Ringing in to the younger surf rock generation with songs like “Devil’s Little Play Thing” and “Pot Bandits,” Bode’s voice turns from smooth surf rock to back throat gutturals and one-note chorus lines indicating the need for a moshpit. The younger crowd would love the lyrics of the more punk-oriented tracks, such as in songs such as “Pot Bandits,” where Bode sings, “Load a bowl and smoke it.” He also sings about love for hours of bars, bras and booze” in the song “Reno.”

By the end of the new album, “After the Quake,” some of the slower songs started to sound similar. For instance, the song “New Realization” sounded like part two of “Broken Surfboards on the Beach.”

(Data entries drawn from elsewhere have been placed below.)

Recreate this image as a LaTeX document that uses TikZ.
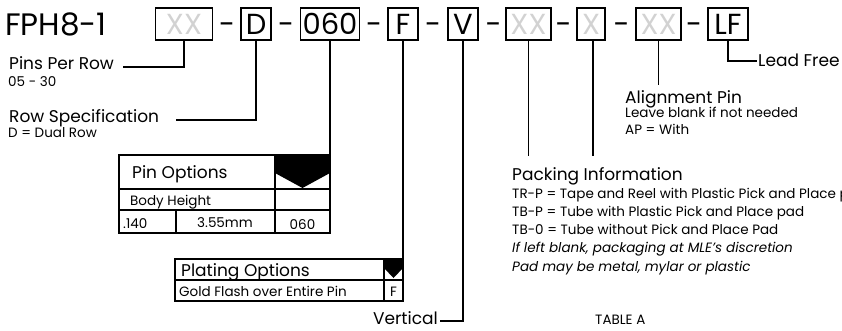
\documentclass[tikz,border=0pt]{standalone}
\usepackage{fontspec}
\setmainfont{Poppins}
\usetikzlibrary{positioning}
\definecolor{codegray}{RGB}{210,210,210}

\begin{document}
\begin{tikzpicture}[x=1pt, y=-1pt,
    codebox/.style={draw, line width=1.2pt, minimum height=32pt, inner sep=0pt,
        font=\fontsize{29}{31}\selectfont},
    codetext/.style={inner sep=0pt, anchor=base, font=\fontsize{29}{31}\selectfont},
    biglabel/.style={inner sep=0pt, anchor=base west, font=\fontsize{17}{19}\selectfont},
    smalllabel/.style={inner sep=0pt, anchor=base west, font=\fontsize{13.5}{15}\selectfont},
    celltext/.style={inner sep=0pt, anchor=base west, font=\fontsize{13.5}{15}\selectfont},
    leader/.style={draw, line width=1.7pt},
    grid/.style={draw, line width=1.2pt}]
    \useasboundingbox (0,0) rectangle (842,330);

    % Part number
    \node[codetext, anchor=base west, font=\fontsize{31}{33}\selectfont] (title) at (5,35.5) {FPH8-1};
    \node[codebox, minimum width=57pt, text=codegray] (pins) at (184,24) {XX};
    \node[codebox, minimum width=30pt] (row) at (256,24) {D};
    \node[codebox, minimum width=59pt] (height) at (330,24) {060};
    \node[codebox, minimum width=30pt] (plating) at (403,24) {F};
    \node[codebox, minimum width=30pt] (vert) at (463,24) {V};
    \node[codebox, minimum width=45pt, text=codegray] (packing) at (528.5,24) {XX};
    \node[codebox, minimum width=28pt, text=codegray] (padopt) at (591,24) {X};
    \node[codebox, minimum width=45pt, text=codegray] (align) at (658.5,24) {XX};
    \node[codebox, minimum width=40pt] (leadfree) at (728,24) {LF};

    % Dashes
    \foreach \x [count=\i] in {227,286,374,433,493.5,563.5,621.5,694}
        \node[codetext] (dash\i) at (\x,34) {-};

    % Labels
    \node[biglabel] (pprlabel) at (9,69) {Pins Per Row};
    \node[smalllabel] (pprnote) at (8,86) {05 - 30};
    \node[biglabel] (rowlabel) at (9,122) {Row Specification};
    \node[smalllabel] (rownote) at (8,137) {D = Dual Row};
    \node[biglabel] (lflabel) at (758,66) {Lead Free};
    \node[biglabel] (alignlabel) at (625,103) {Alignment Pin};
    \node[smalllabel] (alignnote) at (625,117) {Leave blank if not needed};
    \node[smalllabel] (alignap) at (625,134) {AP = With};
    \node[biglabel] (packlabel) at (512,180) {Packing Information};
    \node[smalllabel] (packtrp) at (512,198) {TR-P = Tape and Reel with Plastic Pick and Place pad};
    \node[smalllabel] (packtbp) at (512,216) {TB-P = Tube with Plastic Pick and Place pad};
    \node[smalllabel] (packtbo) at (512,234) {TB-0 = Tube without Pick and Place Pad};
    \node[smalllabel, font=\fontsize{13.5}{15}\selectfont\itshape] (packblank) at (512,252) {If left blank, packaging at MLE's discretion};
    \node[smalllabel, font=\fontsize{13.5}{15}\selectfont\itshape] (packpad) at (512,271) {Pad may be metal, mylar or plastic};
    \node[smalllabel] (tablea) at (595,324) {TABLE A};
    \node[biglabel, anchor=base east] (vertlabel) at (438,324) {Vertical};

    % Pin Options table
    \draw[grid] (119,155) rectangle (330,233);
    \draw[grid] (119,189) -- (330,189);
    \draw[grid] (119,210) -- (330,210);
    \draw[grid] (275,155) -- (275,233);
    \draw[grid] (176,210) -- (176,233);
    \fill (275,155) -- (330,155) -- (330,173) -- (302.5,188) -- (275,173) -- cycle;
    \node[biglabel] (pinopt) at (132,178) {Pin Options};
    \node[celltext] (bodyh) at (130,205) {Body Height};
    \node[celltext] (inch) at (123,228) {.140};
    \node[celltext, anchor=base] (mm) at (225,227) {3.55mm};
    \node[celltext, anchor=base] (code060) at (302.5,229) {060};

    % Plating Options table
    \draw[grid] (175,259) rectangle (403,301);
    \draw[grid] (175,280) -- (403,280);
    \draw[grid] (384,259) -- (384,301);
    \fill (384,259) -- (403,259) -- (403,268) -- (393.5,278) -- (384,268) -- cycle;
    \node[biglabel] (platopt) at (181,276) {Plating Options};
    \node[celltext] (gold) at (179,296) {Gold Flash over Entire Pin};
    \node[celltext, anchor=base] (codeF) at (393.5,296) {F};

    % Leader ends
    \coordinate (pprend) at (123,67);
    \coordinate (rowend) at (176,120);
    \coordinate (vertend) at (440,321);
    \coordinate (lfend) at (757,61);
    \coordinate (pintop) at (330,155);
    \coordinate (plattop) at (403,259);
    \coordinate (packend) at (528.5,156);
    \coordinate (padend) at (593,156);
    \coordinate (alignend) at (658.5,85);

    % Leaders
    \draw[leader] (pins.south) |- (pprend);
    \draw[leader] (row.south) |- (rowend);
    \draw[leader] (height.south) -- (pintop);
    \draw[leader] (plating.south) -- (plattop);
    \draw[leader] (vert.south) |- (vertend);
    \draw[leader] (packing.south) -- (packend);
    \draw[leader] (padopt.south -| padend) -- (padend);
    \draw[leader] (align.south) -- (alignend);
    \draw[leader] (leadfree.south) |- (lfend);
\end{tikzpicture}
\end{document}
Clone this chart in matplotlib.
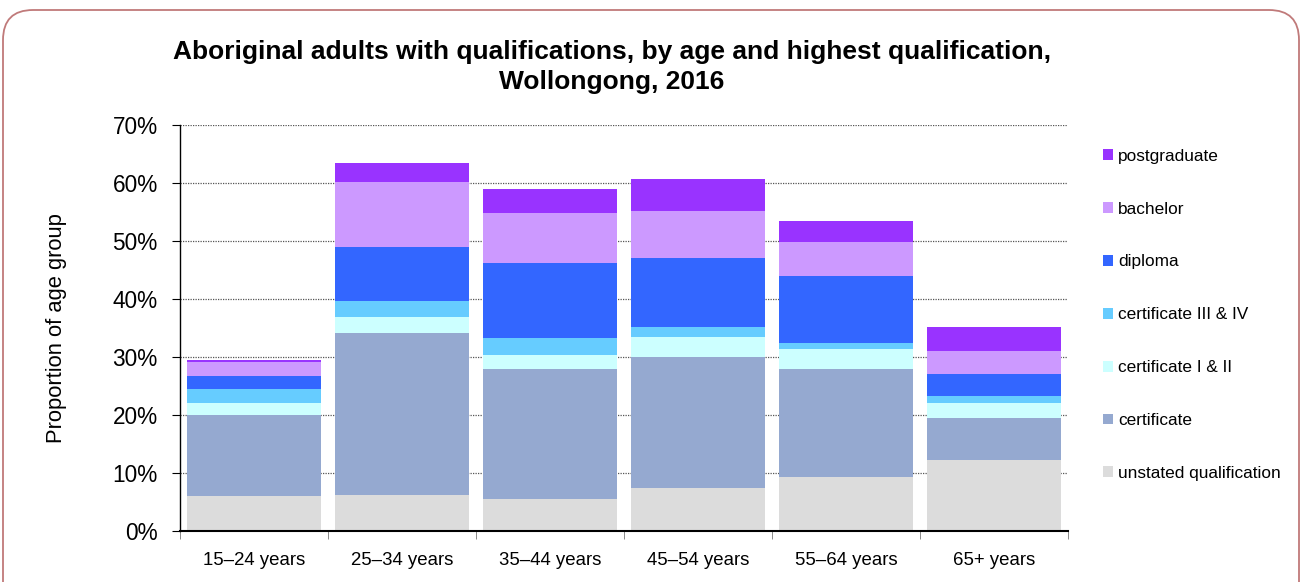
import numpy as np
import matplotlib.pyplot as plt
from matplotlib.patches import FancyBboxPatch, Patch
from matplotlib.transforms import IdentityTransform

plt.rcParams['font.family'] = ['Liberation Sans', 'DejaVu Sans']

ages = ["15–24 years", "25–34 years", "35–44 years", "45–54 years", "55–64 years", "65+ years"]

# share of each age group (%), bottom of stack first
unstated = [6.0, 6.2, 5.6, 7.5, 9.3, 12.3]
certificate = [14.0, 27.9, 22.3, 22.5, 18.6, 7.2]
cert_1_2 = [2.0, 2.8, 2.4, 3.5, 3.4, 2.6]
cert_3_4 = [2.5, 2.8, 3.0, 1.6, 1.1, 1.1]
diploma = [2.3, 9.2, 12.9, 11.9, 11.5, 3.9]
bachelor = [2.4, 11.2, 8.7, 8.1, 6.0, 4.0]
postgrad = [0.3, 3.3, 4.0, 5.6, 3.5, 4.0]

series = [
    ("unstated qualification", unstated, "#dcdcdc"),
    ("certificate", certificate, "#95a9d0"),
    ("certificate I & II", cert_1_2, "#ccffff"),
    ("certificate III & IV", cert_3_4, "#66ccff"),
    ("diploma", diploma, "#3366ff"),
    ("bachelor", bachelor, "#cc99ff"),
    ("postgraduate", postgrad, "#9933ff"),
]

fig = plt.figure(figsize=(13.04, 5.82), dpi=100)
ax = fig.add_axes([180/1304, 1 - 531/582, 888/1304, 406/582])

x = np.arange(len(ages))
bottom = np.zeros(len(ages))
handles = []
for name, vals, col in series:
    ax.bar(x, vals, width=0.91, bottom=bottom, color=col, linewidth=0, zorder=2)
    bottom += np.array(vals)
    handles.append(Patch(facecolor=col, edgecolor="none", label=name))

ax.set_xlim(-0.5, len(ages) - 0.5)
ax.set_ylim(0, 70)
ax.set_yticks(np.arange(0, 71, 10))
ax.set_yticklabels([f"{v}%" for v in range(0, 71, 10)], fontsize=16.3)
ax.yaxis.grid(True, linestyle=(0, (1, 1)), color="#555555", linewidth=0.9, zorder=0)
ax.set_axisbelow(True)

ax.set_xticks(x)
ax.set_xticklabels(ages, fontsize=13.4)
ax.set_xticks(np.arange(-0.5, len(ages)), minor=True)
ax.tick_params(axis="x", which="major", length=0, pad=15)
ax.tick_params(axis="x", which="minor", length=6, direction="out", color="#777777")
ax.tick_params(axis="y", length=6, direction="out", pad=10)

for s in ("top", "right"):
    ax.spines[s].set_visible(False)
ax.spines["left"].set_linewidth(1.0)
ax.spines["bottom"].set_linewidth(1.5)

ax.set_ylabel("Proportion of age group", fontsize=15.8)
ax.yaxis.set_label_coords(-113/888, 0.5)

fig.text(0.469, 1 - 67/582, "Aboriginal adults with qualifications, by age and highest qualification,\nWollongong, 2016",
         ha="center", va="center", fontsize=19, fontweight="bold", linespacing=1.28)

fig.legend(handles=handles[::-1], loc="upper left", bbox_to_anchor=(1094/1304, 1 - 140/582),
           frameon=False, fontsize=12.4, handlelength=0.6, handleheight=0.6,
           handletextpad=0.3, labelspacing=2.2, borderpad=0)

# rounded outline around the whole chart
frame = FancyBboxPatch((3, -40), 1296, 612, boxstyle="round,pad=0,rounding_size=30",
                       transform=IdentityTransform(), facecolor="none",
                       edgecolor="#c07a7a", linewidth=1.3)
fig.patches.append(frame)

fig.savefig("out.png", dpi=100)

The slower surf rock songs with no vocals were my favorites. Those who enjoy the punk scene would appreciate the other half of the new album more than I did, but people who like surf instrumentals will want to hear what Del Mar has to offer as well.
“After the Quake” is Del Mar’s first full-length album, which was recorded in Garden Grove, Calif. The album is available from the indie record label Half of Nothing Records.

Del Mar and Half of Nothing Records also started Punk Rock Against Meth Tour in June and have more upcoming shows that are “designed to raise awareness about the scourge of meth addiction and will invade cities hit particularly hard by the meth epidemic,” according to the PRAM Web site at pram2009.com.

The tour’s main priority is to “be educating the public about meth addiction and useful recovery resources through licensed drug counselors and centers that deal with addiction issues.”

PRAM is only stage 1, the fundraising stage, of what Del Mar and Half of Nothing Records hope to see as a 12-bed rehab located in a yet-to-be-disclosed city, according to Del Mar’s Web site at delmarreno.com

The Web site says, “The rehab would not only help those who seek to live a healthy life get clean, but would also be focused around music and the legacy and tragedy of Sublime.”